(Data items)
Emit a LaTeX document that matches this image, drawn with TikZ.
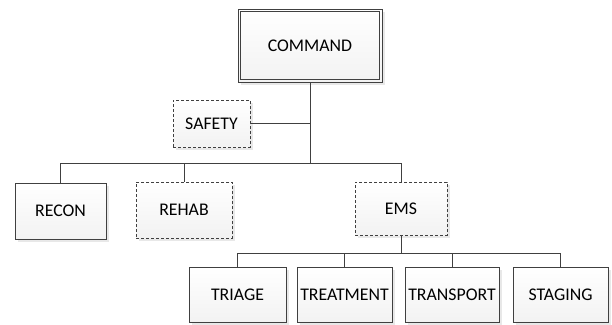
\documentclass[tikz,border=0pt]{standalone}
\usepackage{fontspec}
\setmainfont{Carlito}
\usetikzlibrary{shadows}

\begin{document}
\begin{tikzpicture}[x=1pt,y=-1pt,font=\fontsize{17.8}{20}\selectfont,
 unit/.style={draw=black!75,line width=0.9pt,top color=white,bottom color=gray!10,align=center,inner sep=2pt,
   drop shadow={shadow xshift=3pt,shadow yshift=-3pt,fill=gray!30,opacity=0.6}},
 staff/.style={unit,dashed,dash pattern=on 3pt off 2pt},
 link/.style={draw=black!75,line width=0.9pt}]
\useasboundingbox (0,0) rectangle (612,324);
\node[unit,minimum width=144pt,minimum height=73pt] (cmd) at (310,45.5) {COMMAND};
\draw[link] ([xshift=3pt,yshift=-3pt]cmd.north west) rectangle ([xshift=-3pt,yshift=3pt]cmd.south east);
\node[staff,minimum width=77pt,minimum height=47pt] (safety) at (211.5,123.5) {SAFETY};
\node[unit,minimum width=91pt,minimum height=56pt] (recon) at (60.5,211) {RECON};
\node[staff,minimum width=96pt,minimum height=56pt] (rehab) at (184,210) {REHAB};
\node[staff,minimum width=92pt,minimum height=53pt] (ems) at (401,208.5) {EMS};
\node[unit,minimum width=97pt,minimum height=55pt] (triage) at (237.5,294.5) {TRIAGE};
\node[unit,minimum width=95pt,minimum height=55pt] (treat) at (344.5,294.5) {TREATMENT};
\node[unit,minimum width=94pt,minimum height=55pt] (trans) at (452,294.5) {TRANSPORT};
\node[unit,minimum width=95pt,minimum height=55pt] (stage) at (560.5,294.5) {STAGING};
\coordinate (bus) at (0,163); \coordinate (emsbus) at (0,253);
% command level
\draw[link] (cmd.south) -- (cmd.south |- bus) -| (recon.north);
\draw[link] (cmd.south |- bus) -| (rehab.north);
\draw[link] (cmd.south |- bus) -| (ems.north);
\draw[link] (safety.east) -- (safety.east -| cmd.south);
% ems level
\draw[link] (ems.south) -- (ems.south |- emsbus) -| (triage.north);
\draw[link] (ems.south |- emsbus) -| (treat.north);
\draw[link] (ems.south |- emsbus) -| (trans.north);
\draw[link] (ems.south |- emsbus) -| (stage.north);
\end{tikzpicture}
\end{document}
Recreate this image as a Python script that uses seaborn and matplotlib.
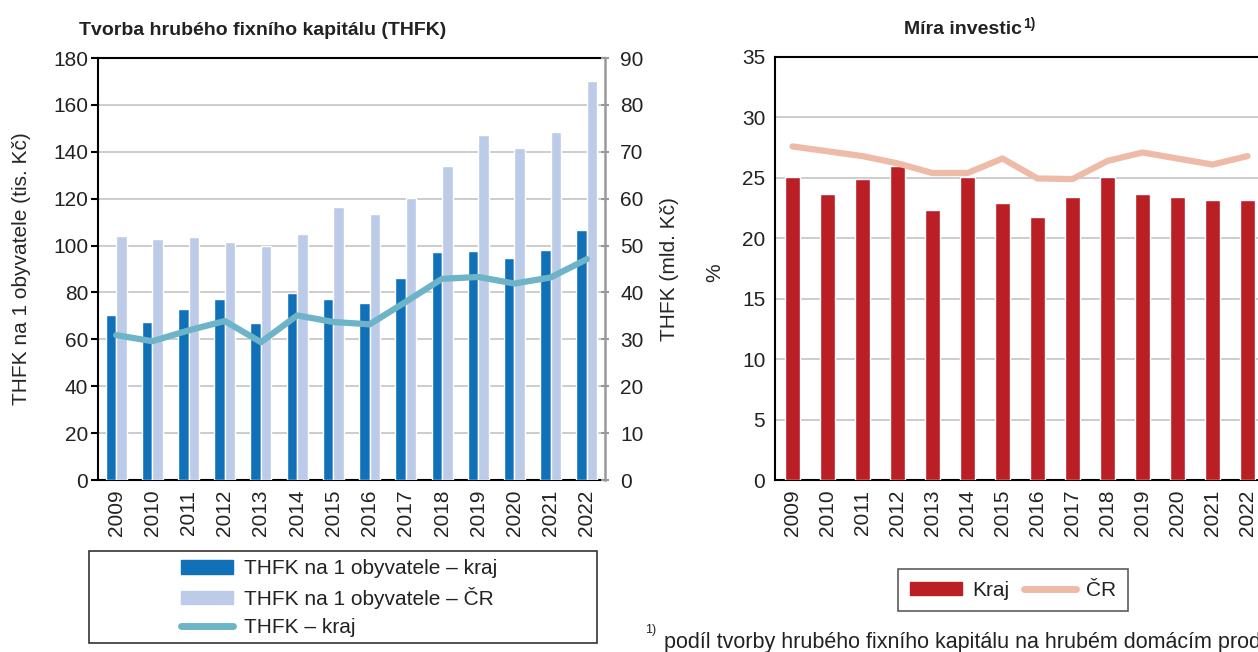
import numpy as np
import pandas as pd
import matplotlib
matplotlib.use("Agg")
import matplotlib.pyplot as plt
from matplotlib.patches import Patch, Rectangle
from matplotlib.lines import Line2D
import seaborn as sns

# data
roky = ["2009", "2010", "2011", "2012", "2013", "2014", "2015",
        "2016", "2017", "2018", "2019", "2020", "2021", "2022"]
thfk_obyv_kraj = [70.5, 67.5, 72.8, 77.2, 67.1, 79.8, 77.1,
                  75.7, 86.2, 97.2, 97.8, 94.6, 97.9, 106.5]
thfk_obyv_cr = [104.0, 103.0, 103.5, 101.6, 99.9, 104.9, 116.4,
                113.3, 120.1, 133.8, 147.1, 141.7, 148.6, 170.3]
thfk_kraj = [30.9, 29.6, 31.9, 33.9, 29.4, 35.1, 33.7,
             33.2, 38.0, 42.9, 43.3, 41.9, 43.2, 47.1]
mira_kraj = [25.1, 23.7, 24.9, 26.0, 22.3, 25.1, 22.9,
             21.8, 23.4, 25.1, 23.7, 23.4, 23.2, 23.2]
mira_cr = [27.6, 27.2, 26.8, 26.2, 25.4, 25.4, 26.6,
           24.95, 24.9, 26.4, 27.1, 26.6, 26.1, 26.8]

lbl_kraj = "THFK na 1 obyvatele – kraj"
lbl_cr = "THFK na 1 obyvatele – ČR"
lbl_line = "THFK – kraj"

c_dark = "#1070B8"
c_light = "#BCCBE8"
c_teal = "#6EB4C9"
c_red = "#BA1F26"
c_pink = "#EDBBA8"
c_grid = "#C4C4C4"

FS = 15

sns.set_style("white")
plt.rcParams["font.family"] = ["Liberation Sans", "DejaVu Sans"]
plt.rcParams["font.size"] = FS
plt.rcParams["text.color"] = "#222222"
plt.rcParams["xtick.color"] = "#222222"
plt.rcParams["ytick.color"] = "#222222"

W, H = 1258, 652
fig = plt.figure(figsize=(W / 100, H / 100), dpi=100)


def box(x0, y0, x1, y1):
    return [x0 / W, 1 - y1 / H, (x1 - x0) / W, (y1 - y0) / H]


pos = np.arange(len(roky))

# ---- left chart ----
ax = fig.add_axes(box(98, 58, 605, 480))
df = pd.DataFrame({
    "rok": roky * 2,
    "hodnota": thfk_obyv_kraj + thfk_obyv_cr,
    "serie": [lbl_kraj] * len(roky) + [lbl_cr] * len(roky),
})
sns.barplot(data=df, x="rok", y="hodnota", hue="serie",
            palette=[c_dark, c_light], width=0.58, gap=0,
            saturation=1, legend=False, ax=ax, zorder=3)
ax.set_ylim(0, 180)
ax.set_yticks(np.arange(0, 181, 20))
ax.set_xlim(-0.5, len(roky) - 0.5)
ax.grid(axis="y", color=c_grid, lw=1.2, zorder=0)
ax.set_axisbelow(True)
ax.set_xlabel("")
ax.set_ylabel("THFK na 1 obyvatele (tis. Kč)", fontsize=FS)
ax.yaxis.set_label_coords(-0.132, 0.5)
ax.tick_params(axis="x", which="major", length=0, labelrotation=90, pad=7, labelsize=FS)
ax.set_xticks(np.arange(-0.5, len(roky)), minor=True)
ax.tick_params(axis="x", which="minor", length=5, width=1.5, color="black")
ax.tick_params(axis="y", length=5, width=1.5, color="black", direction="out",
               pad=2, labelsize=FS)
for s in ["left", "bottom", "top"]:
    ax.spines[s].set_color("black")
    ax.spines[s].set_linewidth(1.5)
ax.spines["right"].set_visible(False)

ax2 = ax.twinx()
sns.lineplot(x=pos, y=thfk_kraj, color=c_teal, lw=4.5, ax=ax2,
             solid_capstyle="round", zorder=4)
ax2.set_ylim(0, 90)
ax2.set_yticks(np.arange(0, 91, 10))
ax2.set_xlim(-0.5, len(roky) - 0.5)
ax2.set_ylabel("THFK (mld. Kč)", fontsize=FS)
ax2.yaxis.set_label_coords(1.108, 0.5)
ax2.tick_params(axis="y", length=6, width=1.5, color="#999999", direction="inout",
                pad=8, labelsize=FS)
ax2.spines["right"].set_color("#999999")
ax2.spines["right"].set_linewidth(1.8)
for s in ["left", "bottom", "top"]:
    ax2.spines[s].set_visible(False)

fig.text(263 / W, 1 - 35 / H, "Tvorba hrubého fixního kapitálu (THFK)",
         ha="center", va="baseline", fontsize=14, fontweight="bold")

# left legend with its own box
fig.add_artist(Rectangle((89 / W, 1 - 643 / H), (597 - 89) / W, (643 - 551) / H,
                         transform=fig.transFigure, fill=False,
                         edgecolor="#333333", lw=1.2))
h_left = [Patch(color=c_dark, label=lbl_kraj),
          Patch(color=c_light, label=lbl_cr),
          Line2D([0], [0], color=c_teal, lw=5, solid_capstyle="round", label=lbl_line)]
fig.legend(handles=h_left, loc="center left", bbox_to_anchor=(181 / W, 1 - 598 / H),
           frameon=False, fontsize=FS, handlelength=2.5, handleheight=0.6,
           labelspacing=0.42, handletextpad=0.5, borderpad=0, borderaxespad=0)

# ---- right chart ----
bx = fig.add_axes(box(775, 57, 1265, 480))
sns.barplot(x=roky, y=mira_kraj, color=c_red, width=0.42, saturation=1,
            ax=bx, zorder=3)
sns.lineplot(x=pos, y=mira_cr, color=c_pink, lw=4.5, ax=bx,
             solid_capstyle="round", zorder=4)
bx.set_ylim(0, 35)
bx.set_yticks(np.arange(0, 36, 5))
bx.set_xlim(-0.5, len(roky) - 0.5)
bx.grid(axis="y", color=c_grid, lw=1.2, zorder=0)
bx.set_axisbelow(True)
bx.set_ylabel("%", fontsize=FS)
bx.yaxis.set_label_coords(-0.104, 0.49)
bx.tick_params(axis="x", which="major", length=0, labelrotation=90, pad=7, labelsize=FS)
bx.set_xticks(np.arange(-0.5, len(roky)), minor=True)
bx.tick_params(axis="x", which="minor", length=5, width=1.5, color="black")
bx.tick_params(axis="y", length=5, width=1.5, color="black", direction="out",
               pad=2, labelsize=FS)
for s in ["left", "bottom", "top"]:
    bx.spines[s].set_color("black")
    bx.spines[s].set_linewidth(1.5)
bx.spines["right"].set_visible(False)

fig.text(1022 / W, 1 - 34 / H, "Míra investic", ha="right", va="baseline",
         fontsize=14, fontweight="bold")
fig.text(1023 / W, 1 - 28 / H, "1)", ha="left", va="baseline",
         fontsize=10, fontweight="bold")

h_right = [Patch(color=c_red, label="Kraj"),
           Line2D([0], [0], color=c_pink, lw=5, solid_capstyle="round", label="ČR")]
leg = fig.legend(handles=h_right, loc="center", bbox_to_anchor=(1013 / W, 1 - 590 / H),
                 ncol=2, fontsize=FS, handlelength=2.5, handleheight=0.6,
                 columnspacing=0.7, handletextpad=0.5, fancybox=False,
                 edgecolor="#333333", borderpad=0.55)
leg.get_frame().set_linewidth(1.2)

# footnote (runs off the right edge in the reference as well)
fig.text(645 / W, 1 - 636 / H, "1)", ha="left", va="bottom", fontsize=9)
fig.text(664 / W, 1 - 648 / H,
         "podíl tvorby hrubého fixního kapitálu na hrubém domácím produktu",
         ha="left", va="baseline", fontsize=15.5)

fig.savefig("out.png", dpi=100)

• [What this task involves] Report every line containing the word "that" from the listing above.

• [Completed task]
Emit a LaTeX document that matches this image, drawn with TikZ.
Recreate this image as a Python script that uses seaborn and matplotlib.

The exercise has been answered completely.